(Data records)

--------------------

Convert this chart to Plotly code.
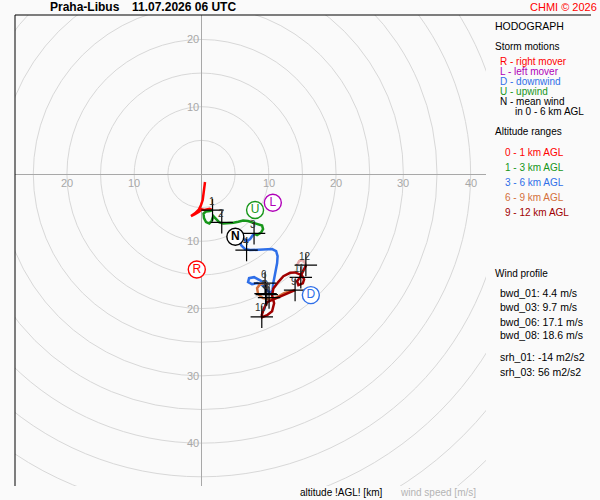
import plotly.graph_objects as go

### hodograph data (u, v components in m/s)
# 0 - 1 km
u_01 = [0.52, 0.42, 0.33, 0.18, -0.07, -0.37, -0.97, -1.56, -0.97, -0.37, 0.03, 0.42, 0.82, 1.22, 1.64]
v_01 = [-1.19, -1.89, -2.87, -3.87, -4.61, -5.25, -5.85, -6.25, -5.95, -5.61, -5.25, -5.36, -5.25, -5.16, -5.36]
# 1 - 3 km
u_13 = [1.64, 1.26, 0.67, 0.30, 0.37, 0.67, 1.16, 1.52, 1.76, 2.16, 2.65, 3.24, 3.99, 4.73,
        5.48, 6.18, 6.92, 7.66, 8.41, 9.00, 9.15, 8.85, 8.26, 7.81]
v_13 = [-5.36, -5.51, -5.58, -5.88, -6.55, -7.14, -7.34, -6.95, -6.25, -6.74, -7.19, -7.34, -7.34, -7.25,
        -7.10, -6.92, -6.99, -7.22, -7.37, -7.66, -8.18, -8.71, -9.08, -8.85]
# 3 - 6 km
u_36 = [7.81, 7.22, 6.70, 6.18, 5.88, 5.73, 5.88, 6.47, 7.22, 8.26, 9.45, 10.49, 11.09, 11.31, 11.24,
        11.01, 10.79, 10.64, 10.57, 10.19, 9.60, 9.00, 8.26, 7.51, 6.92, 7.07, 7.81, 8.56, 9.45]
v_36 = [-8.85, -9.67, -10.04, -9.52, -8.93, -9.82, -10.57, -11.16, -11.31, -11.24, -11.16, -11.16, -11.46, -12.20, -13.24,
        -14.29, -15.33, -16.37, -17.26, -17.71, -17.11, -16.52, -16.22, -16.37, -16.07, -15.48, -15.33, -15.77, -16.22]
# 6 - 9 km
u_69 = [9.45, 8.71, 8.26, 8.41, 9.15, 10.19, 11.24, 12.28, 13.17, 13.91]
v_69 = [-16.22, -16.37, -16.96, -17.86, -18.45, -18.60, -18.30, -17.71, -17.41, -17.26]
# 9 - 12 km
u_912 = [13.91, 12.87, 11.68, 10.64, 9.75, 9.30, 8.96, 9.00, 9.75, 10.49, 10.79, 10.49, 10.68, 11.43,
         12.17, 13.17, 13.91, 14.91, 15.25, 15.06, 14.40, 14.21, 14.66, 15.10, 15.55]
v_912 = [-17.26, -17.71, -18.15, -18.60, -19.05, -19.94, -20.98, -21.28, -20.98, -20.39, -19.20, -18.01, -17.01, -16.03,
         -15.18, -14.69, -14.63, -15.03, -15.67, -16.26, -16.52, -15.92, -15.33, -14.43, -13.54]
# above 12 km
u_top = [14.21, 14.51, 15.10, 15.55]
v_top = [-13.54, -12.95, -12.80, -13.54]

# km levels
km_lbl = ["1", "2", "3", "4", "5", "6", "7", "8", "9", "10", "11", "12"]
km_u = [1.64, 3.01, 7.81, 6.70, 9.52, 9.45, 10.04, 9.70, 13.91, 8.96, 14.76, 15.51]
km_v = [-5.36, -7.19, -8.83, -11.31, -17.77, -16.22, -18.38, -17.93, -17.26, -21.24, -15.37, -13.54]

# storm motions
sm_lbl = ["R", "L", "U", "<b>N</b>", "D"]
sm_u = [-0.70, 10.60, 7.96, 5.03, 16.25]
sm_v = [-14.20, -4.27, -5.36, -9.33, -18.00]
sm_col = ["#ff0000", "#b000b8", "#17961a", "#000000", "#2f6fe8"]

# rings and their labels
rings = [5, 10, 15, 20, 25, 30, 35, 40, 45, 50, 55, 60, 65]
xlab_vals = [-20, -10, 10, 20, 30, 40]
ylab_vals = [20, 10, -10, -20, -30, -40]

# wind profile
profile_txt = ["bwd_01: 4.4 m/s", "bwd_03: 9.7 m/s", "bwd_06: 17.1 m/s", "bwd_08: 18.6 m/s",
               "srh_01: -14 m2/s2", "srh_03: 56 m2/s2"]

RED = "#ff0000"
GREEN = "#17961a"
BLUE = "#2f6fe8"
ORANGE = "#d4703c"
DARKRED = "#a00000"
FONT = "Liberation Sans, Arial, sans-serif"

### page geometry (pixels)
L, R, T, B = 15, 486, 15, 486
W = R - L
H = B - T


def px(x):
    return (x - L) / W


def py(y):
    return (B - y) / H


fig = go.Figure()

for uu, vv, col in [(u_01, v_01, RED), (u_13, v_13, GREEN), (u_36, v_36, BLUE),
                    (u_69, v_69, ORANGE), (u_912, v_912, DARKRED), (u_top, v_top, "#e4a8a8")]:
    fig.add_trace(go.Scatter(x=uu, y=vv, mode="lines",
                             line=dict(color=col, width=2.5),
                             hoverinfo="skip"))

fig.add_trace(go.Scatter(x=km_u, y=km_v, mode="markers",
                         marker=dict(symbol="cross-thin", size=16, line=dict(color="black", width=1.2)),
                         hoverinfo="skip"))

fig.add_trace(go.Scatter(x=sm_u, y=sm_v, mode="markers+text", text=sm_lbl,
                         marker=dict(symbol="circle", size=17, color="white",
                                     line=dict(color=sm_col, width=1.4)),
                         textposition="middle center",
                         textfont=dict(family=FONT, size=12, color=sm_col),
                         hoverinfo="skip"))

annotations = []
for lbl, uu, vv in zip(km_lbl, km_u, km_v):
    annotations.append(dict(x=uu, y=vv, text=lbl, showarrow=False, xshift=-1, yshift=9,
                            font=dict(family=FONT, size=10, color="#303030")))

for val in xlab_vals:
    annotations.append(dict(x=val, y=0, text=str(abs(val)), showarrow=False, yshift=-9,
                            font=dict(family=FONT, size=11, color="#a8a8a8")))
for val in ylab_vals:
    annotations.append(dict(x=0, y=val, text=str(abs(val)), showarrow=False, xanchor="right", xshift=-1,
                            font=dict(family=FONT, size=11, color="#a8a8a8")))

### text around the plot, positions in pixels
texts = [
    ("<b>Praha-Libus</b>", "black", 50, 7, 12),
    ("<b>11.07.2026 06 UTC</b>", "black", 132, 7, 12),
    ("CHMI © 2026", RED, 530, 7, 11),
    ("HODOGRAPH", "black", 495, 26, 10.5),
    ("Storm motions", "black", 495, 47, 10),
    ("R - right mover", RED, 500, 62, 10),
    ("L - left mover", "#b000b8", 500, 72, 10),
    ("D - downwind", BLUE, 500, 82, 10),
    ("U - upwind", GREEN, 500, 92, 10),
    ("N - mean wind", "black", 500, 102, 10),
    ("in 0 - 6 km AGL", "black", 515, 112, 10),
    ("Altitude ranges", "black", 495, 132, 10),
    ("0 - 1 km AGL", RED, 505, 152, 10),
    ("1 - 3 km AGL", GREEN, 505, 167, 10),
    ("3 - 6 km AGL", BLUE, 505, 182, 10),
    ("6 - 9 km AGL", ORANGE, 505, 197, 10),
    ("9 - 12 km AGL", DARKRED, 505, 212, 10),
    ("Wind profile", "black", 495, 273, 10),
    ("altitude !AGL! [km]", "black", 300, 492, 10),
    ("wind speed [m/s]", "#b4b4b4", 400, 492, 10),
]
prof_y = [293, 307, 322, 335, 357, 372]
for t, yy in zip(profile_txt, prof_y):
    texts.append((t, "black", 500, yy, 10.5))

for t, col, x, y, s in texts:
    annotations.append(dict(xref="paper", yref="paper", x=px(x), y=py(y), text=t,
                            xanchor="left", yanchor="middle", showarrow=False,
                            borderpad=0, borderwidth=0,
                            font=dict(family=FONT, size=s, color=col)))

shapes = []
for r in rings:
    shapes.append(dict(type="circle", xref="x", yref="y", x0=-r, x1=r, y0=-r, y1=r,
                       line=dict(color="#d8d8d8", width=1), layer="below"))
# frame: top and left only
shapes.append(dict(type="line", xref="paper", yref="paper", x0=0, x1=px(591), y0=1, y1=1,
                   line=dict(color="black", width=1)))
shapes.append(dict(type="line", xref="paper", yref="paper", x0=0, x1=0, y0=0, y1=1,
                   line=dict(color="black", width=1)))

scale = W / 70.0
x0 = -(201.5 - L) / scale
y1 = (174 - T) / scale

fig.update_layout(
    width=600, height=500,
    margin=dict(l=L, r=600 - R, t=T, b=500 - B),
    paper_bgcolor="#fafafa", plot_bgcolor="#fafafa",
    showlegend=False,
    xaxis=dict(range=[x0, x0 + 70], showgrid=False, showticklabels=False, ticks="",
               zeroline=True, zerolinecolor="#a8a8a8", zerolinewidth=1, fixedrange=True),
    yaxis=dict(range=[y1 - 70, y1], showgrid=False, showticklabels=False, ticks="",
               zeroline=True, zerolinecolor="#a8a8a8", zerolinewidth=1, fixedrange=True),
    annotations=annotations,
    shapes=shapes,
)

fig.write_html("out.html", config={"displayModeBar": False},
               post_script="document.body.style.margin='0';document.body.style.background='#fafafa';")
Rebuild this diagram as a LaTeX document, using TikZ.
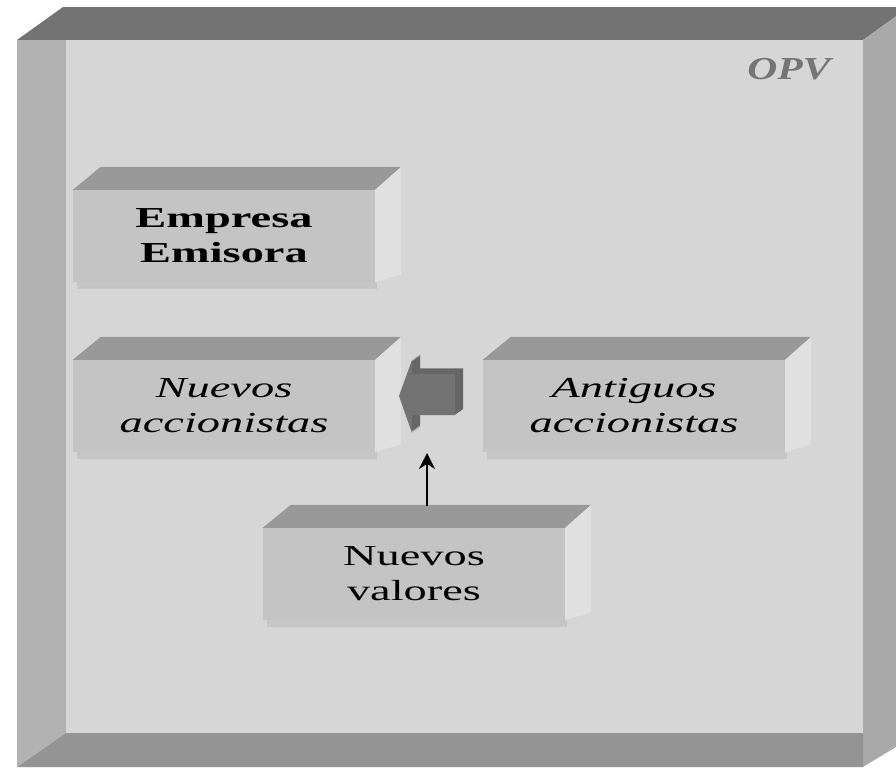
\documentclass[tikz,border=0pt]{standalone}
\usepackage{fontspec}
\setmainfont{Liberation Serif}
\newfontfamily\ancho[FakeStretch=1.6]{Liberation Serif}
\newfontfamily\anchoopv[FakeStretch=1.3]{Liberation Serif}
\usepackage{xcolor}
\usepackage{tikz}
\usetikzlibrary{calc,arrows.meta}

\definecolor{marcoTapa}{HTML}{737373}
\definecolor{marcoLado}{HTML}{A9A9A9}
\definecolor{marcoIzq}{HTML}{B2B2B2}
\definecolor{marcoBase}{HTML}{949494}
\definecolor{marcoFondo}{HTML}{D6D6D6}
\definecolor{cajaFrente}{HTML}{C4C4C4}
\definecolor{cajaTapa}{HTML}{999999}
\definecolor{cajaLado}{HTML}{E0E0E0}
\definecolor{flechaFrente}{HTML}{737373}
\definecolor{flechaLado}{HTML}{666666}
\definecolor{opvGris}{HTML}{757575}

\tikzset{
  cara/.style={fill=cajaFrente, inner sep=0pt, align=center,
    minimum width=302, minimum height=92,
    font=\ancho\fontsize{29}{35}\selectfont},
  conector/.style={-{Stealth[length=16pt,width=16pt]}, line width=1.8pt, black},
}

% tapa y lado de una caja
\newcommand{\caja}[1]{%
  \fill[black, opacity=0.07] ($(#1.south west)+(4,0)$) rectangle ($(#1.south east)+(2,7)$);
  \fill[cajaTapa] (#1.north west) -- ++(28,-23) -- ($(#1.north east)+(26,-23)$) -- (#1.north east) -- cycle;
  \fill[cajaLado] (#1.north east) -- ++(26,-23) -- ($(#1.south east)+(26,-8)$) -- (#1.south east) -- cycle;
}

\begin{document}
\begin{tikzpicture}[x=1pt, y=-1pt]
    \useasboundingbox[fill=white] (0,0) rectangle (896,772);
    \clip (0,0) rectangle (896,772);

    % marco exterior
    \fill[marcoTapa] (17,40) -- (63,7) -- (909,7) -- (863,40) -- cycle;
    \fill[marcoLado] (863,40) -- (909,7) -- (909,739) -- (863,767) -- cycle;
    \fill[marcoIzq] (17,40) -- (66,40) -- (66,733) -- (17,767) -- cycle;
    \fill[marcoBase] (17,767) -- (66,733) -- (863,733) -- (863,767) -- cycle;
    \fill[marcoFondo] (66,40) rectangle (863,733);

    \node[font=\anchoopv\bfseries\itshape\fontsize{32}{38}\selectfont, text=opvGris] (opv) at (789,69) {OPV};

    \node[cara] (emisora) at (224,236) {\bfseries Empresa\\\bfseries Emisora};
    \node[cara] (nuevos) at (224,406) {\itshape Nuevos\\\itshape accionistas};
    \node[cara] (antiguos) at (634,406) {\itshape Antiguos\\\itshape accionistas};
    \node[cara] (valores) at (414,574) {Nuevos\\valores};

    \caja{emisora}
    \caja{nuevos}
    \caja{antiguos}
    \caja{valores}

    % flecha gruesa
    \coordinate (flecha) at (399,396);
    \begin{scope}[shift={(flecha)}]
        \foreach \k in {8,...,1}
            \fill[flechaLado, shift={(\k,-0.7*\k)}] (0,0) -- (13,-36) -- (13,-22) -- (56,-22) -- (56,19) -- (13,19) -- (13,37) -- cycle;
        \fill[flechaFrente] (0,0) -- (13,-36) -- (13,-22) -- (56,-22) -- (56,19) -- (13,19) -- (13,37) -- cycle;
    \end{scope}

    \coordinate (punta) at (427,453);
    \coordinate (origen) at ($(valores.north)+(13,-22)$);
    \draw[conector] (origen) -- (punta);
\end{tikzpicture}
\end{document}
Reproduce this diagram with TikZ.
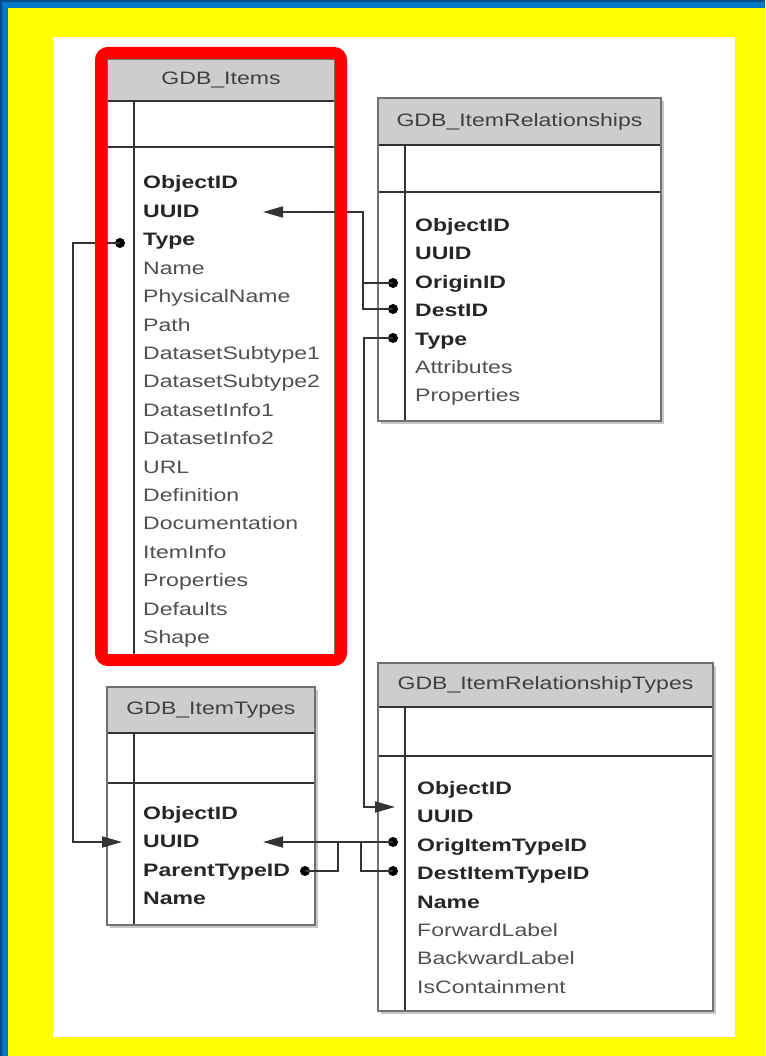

--------------------

§ YOUR GOAL: Print exactly the first line of the entries and every line after it through the one that contains "-21.24, -15.37, -13.54]", leaving the pictures out.

§ RESPONSE TO THIS EXERCISE:
Convert this chart to Plotly code.
import plotly.graph_objects as go

### hodograph data (u, v components in m/s)
# 0 - 1 km
u_01 = [0.52, 0.42, 0.33, 0.18, -0.07, -0.37, -0.97, -1.56, -0.97, -0.37, 0.03, 0.42, 0.82, 1.22, 1.64]
v_01 = [-1.19, -1.89, -2.87, -3.87, -4.61, -5.25, -5.85, -6.25, -5.95, -5.61, -5.25, -5.36, -5.25, -5.16, -5.36]
# 1 - 3 km
u_13 = [1.64, 1.26, 0.67, 0.30, 0.37, 0.67, 1.16, 1.52, 1.76, 2.16, 2.65, 3.24, 3.99, 4.73,
        5.48, 6.18, 6.92, 7.66, 8.41, 9.00, 9.15, 8.85, 8.26, 7.81]
v_13 = [-5.36, -5.51, -5.58, -5.88, -6.55, -7.14, -7.34, -6.95, -6.25, -6.74, -7.19, -7.34, -7.34, -7.25,
        -7.10, -6.92, -6.99, -7.22, -7.37, -7.66, -8.18, -8.71, -9.08, -8.85]
# 3 - 6 km
u_36 = [7.81, 7.22, 6.70, 6.18, 5.88, 5.73, 5.88, 6.47, 7.22, 8.26, 9.45, 10.49, 11.09, 11.31, 11.24,
        11.01, 10.79, 10.64, 10.57, 10.19, 9.60, 9.00, 8.26, 7.51, 6.92, 7.07, 7.81, 8.56, 9.45]
v_36 = [-8.85, -9.67, -10.04, -9.52, -8.93, -9.82, -10.57, -11.16, -11.31, -11.24, -11.16, -11.16, -11.46, -12.20, -13.24,
        -14.29, -15.33, -16.37, -17.26, -17.71, -17.11, -16.52, -16.22, -16.37, -16.07, -15.48, -15.33, -15.77, -16.22]
# 6 - 9 km
u_69 = [9.45, 8.71, 8.26, 8.41, 9.15, 10.19, 11.24, 12.28, 13.17, 13.91]
v_69 = [-16.22, -16.37, -16.96, -17.86, -18.45, -18.60, -18.30, -17.71, -17.41, -17.26]
# 9 - 12 km
u_912 = [13.91, 12.87, 11.68, 10.64, 9.75, 9.30, 8.96, 9.00, 9.75, 10.49, 10.79, 10.49, 10.68, 11.43,
         12.17, 13.17, 13.91, 14.91, 15.25, 15.06, 14.40, 14.21, 14.66, 15.10, 15.55]
v_912 = [-17.26, -17.71, -18.15, -18.60, -19.05, -19.94, -20.98, -21.28, -20.98, -20.39, -19.20, -18.01, -17.01, -16.03,
         -15.18, -14.69, -14.63, -15.03, -15.67, -16.26, -16.52, -15.92, -15.33, -14.43, -13.54]
# above 12 km
u_top = [14.21, 14.51, 15.10, 15.55]
v_top = [-13.54, -12.95, -12.80, -13.54]

# km levels
km_lbl = ["1", "2", "3", "4", "5", "6", "7", "8", "9", "10", "11", "12"]
km_u = [1.64, 3.01, 7.81, 6.70, 9.52, 9.45, 10.04, 9.70, 13.91, 8.96, 14.76, 15.51]
km_v = [-5.36, -7.19, -8.83, -11.31, -17.77, -16.22, -18.38, -17.93, -17.26, -21.24, -15.37, -13.54]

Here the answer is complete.